I’ll admit that I have a short attention span. You might have a short attention span too. According to Wikipedia* the average person has an attention span of about 8 seconds. That’s a frightening statistic. It’s actually a miracle that anybody ever gets anything done if you think about it. On the other hand, consider how much we could get done if we could just focus a little longer.
The Expensive Price Tag of a Short Attention Span
I think I can illustrate how costly this is by sharing a story with you. I was chatting with Ron, a bright successful young man a few days ago. We got to talking about personal finance and he asked me if I knew of any good retirement calculators. He was frustrated by the planning tools he found on the web.
I suggested he use my Roadmap to Retirement Calculator (still in Beta). I explained that it provided a lot more information than the typical calculators all over the web. He seemed really interested……until he discovered there were 30 questions. At that point, he told me he didn’t have the time. Then he went back to his Sudoku puzzle and we didn’t have much more to say to each other.
Don’t get me wrong. I like Sudoku as much as the next Pilgrim. But how could Ron have such little time to create a financial plan when he had so much time for games? Had Ron been willing to sacrifice 10 or 20 minutes of his Sudoku bliss, he could have had a much better understanding of what he could do to significantly improve his finances. And this was all available at no charge. Certainly that would be a good trade off….right?
In a perfect world, of course it would have been a good trade off. But in the world we live in, most people prefer to entertain themselves rather than do something good for themselves and others. I am as guilty of this as anyone else.
But we don’t really have a global attention span problem. We have an attention span problem when it comes to those activities we identify as not being fun. When we have something to do that’s fun, most of us can stay at it all day long. Am I right?
If you want to be more productive, the solution of course is to just stay focused. But just telling someone to focus isn’t any help. Words alone won’t make a difference. The only way to really stay focused is to have a different mindset. If you are about to start a job that you think is drudgery, you haven’t got a chance. As soon as the first slightly entertaining escape presents itself you’ll abandon your important task faster than you can say “Words with Friends”.
So what is the solution?
As I said, you need a new mindset. My suggestion is to not do anything unless you can find some way to associate pleasure with the task itself. Let’s go back to Ron my Sudoku loving friend.
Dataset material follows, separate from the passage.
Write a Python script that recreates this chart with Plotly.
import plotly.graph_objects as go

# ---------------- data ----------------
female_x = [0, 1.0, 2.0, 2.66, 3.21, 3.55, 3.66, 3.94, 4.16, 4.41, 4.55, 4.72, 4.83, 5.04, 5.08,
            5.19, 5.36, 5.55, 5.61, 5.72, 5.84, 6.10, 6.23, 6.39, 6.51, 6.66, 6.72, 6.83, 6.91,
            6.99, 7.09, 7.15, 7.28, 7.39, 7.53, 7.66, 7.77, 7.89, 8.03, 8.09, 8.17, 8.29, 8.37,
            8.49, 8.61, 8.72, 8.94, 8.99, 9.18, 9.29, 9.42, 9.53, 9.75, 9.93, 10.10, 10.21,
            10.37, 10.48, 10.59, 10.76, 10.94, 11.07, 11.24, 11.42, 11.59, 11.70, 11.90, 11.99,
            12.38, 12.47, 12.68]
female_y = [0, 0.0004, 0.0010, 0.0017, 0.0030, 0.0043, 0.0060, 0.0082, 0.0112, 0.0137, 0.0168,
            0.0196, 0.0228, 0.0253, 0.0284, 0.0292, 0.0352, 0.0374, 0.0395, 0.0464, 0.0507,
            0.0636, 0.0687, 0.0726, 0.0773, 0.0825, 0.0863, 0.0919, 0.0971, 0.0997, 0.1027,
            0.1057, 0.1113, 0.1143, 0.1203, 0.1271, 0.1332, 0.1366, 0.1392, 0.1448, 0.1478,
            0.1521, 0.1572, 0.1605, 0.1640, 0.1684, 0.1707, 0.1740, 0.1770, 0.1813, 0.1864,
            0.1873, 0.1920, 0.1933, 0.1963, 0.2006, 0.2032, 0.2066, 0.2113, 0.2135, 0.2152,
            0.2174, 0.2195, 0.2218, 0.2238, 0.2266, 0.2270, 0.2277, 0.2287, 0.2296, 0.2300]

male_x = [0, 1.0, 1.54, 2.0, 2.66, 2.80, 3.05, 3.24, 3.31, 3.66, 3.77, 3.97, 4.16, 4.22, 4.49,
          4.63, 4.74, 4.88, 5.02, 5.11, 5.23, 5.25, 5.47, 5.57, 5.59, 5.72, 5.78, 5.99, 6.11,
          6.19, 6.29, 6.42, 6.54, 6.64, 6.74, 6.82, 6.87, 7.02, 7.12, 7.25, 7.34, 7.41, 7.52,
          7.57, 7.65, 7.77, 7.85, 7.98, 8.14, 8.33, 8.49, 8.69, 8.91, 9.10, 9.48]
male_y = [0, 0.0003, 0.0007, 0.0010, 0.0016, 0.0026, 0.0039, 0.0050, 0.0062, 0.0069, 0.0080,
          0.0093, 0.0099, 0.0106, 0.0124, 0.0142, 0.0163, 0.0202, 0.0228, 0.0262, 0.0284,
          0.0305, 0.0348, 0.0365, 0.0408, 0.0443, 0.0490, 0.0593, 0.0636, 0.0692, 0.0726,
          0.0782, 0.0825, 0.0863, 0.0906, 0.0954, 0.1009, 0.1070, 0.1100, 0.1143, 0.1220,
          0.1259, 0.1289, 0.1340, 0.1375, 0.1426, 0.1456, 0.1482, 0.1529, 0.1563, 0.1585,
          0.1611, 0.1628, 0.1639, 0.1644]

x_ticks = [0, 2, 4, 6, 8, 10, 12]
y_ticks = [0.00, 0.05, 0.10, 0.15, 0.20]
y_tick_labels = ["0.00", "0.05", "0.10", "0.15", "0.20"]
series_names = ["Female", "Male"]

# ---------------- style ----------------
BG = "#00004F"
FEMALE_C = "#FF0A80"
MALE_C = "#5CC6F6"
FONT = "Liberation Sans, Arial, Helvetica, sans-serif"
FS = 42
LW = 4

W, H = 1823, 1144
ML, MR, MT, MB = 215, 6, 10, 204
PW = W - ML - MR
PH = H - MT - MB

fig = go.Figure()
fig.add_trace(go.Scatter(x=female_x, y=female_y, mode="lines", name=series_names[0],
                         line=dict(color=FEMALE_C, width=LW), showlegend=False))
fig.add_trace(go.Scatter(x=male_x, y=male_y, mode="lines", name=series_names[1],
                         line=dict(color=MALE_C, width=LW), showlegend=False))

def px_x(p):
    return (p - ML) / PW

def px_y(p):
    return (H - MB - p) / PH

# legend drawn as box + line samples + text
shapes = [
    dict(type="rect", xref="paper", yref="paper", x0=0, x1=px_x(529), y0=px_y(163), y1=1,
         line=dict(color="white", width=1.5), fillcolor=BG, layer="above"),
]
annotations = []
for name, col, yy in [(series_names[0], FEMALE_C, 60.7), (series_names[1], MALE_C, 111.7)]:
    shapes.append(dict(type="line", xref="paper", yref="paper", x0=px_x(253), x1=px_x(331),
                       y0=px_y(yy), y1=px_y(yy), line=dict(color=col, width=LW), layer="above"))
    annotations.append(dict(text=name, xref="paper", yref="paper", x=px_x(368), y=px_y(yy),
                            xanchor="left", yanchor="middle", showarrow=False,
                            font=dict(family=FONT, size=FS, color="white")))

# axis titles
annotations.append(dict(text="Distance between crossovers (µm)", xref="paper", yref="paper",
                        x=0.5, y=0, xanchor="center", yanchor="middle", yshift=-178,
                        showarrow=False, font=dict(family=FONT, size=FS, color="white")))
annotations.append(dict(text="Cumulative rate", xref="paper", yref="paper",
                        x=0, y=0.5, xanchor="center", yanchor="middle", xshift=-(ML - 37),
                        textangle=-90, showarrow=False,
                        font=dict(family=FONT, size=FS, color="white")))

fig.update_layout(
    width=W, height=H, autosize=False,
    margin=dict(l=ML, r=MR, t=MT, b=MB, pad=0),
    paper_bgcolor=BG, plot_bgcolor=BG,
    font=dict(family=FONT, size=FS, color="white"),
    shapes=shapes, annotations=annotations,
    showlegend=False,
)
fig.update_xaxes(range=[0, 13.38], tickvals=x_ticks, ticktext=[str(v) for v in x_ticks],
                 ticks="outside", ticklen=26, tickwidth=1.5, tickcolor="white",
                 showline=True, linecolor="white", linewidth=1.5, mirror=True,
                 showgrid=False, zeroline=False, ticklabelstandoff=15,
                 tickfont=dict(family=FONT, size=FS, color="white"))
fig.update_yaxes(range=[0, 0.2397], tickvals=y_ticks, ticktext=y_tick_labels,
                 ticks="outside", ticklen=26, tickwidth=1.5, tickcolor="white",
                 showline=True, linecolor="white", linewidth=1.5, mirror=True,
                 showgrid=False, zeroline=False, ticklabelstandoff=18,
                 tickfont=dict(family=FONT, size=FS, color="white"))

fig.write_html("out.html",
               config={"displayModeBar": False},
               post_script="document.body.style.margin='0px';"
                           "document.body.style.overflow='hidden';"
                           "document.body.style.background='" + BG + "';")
When he had the opportunity to run the kind of plan he wanted to run, the first thing that came into his mind was probably all the work he would have to do (answer those pesky 30 questions). Of course, the work wouldn’t stop there. Once he saw the types of questions being asked, I’m sure the thought of all the changes the plan would ask him to make to his financial lifestyle. If I’m right and all those thoughts really did enter his mind, it is any wonder that he balked? Who wouldn’t want to get away from such a punishment?
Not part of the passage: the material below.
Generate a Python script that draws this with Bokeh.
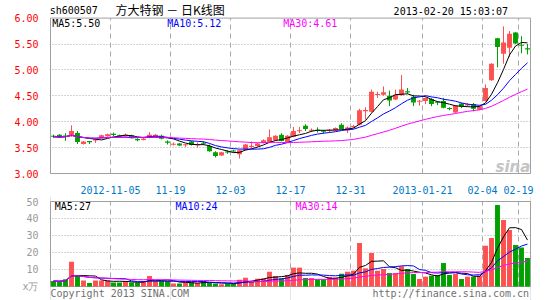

But what if Ron would have stopped and thought about the plan in a different way? What if he would have thought about all the
freedom he was going to attain by doing that plan? What if he thought about how good he’d feel once he became free from debt? What if he shut his eyes and imagined the wonderful sense of control over his financial life that was waiting for him? My guess is that if Ron thought about the plan this way, nothing could have stood in the way of him doing that plan and implementing the ideas behind it.
I realize that this is a process and that very few of us are able to do. It’s hard to fight our natural impulses to A) automatically associate work with negativity and B) look for the easiest way out possible. That’s exactly why I’m writing this post.
I want you to try something. Think about the day ahead. Pick out the task you least want to do. Next, write down 3 fun things that you associate with having done that task. Then see if it helps expand your attention span.
Do you think this will work? If not, what are your suggestions? Do you struggle with a short attention span like me? What does it cost you?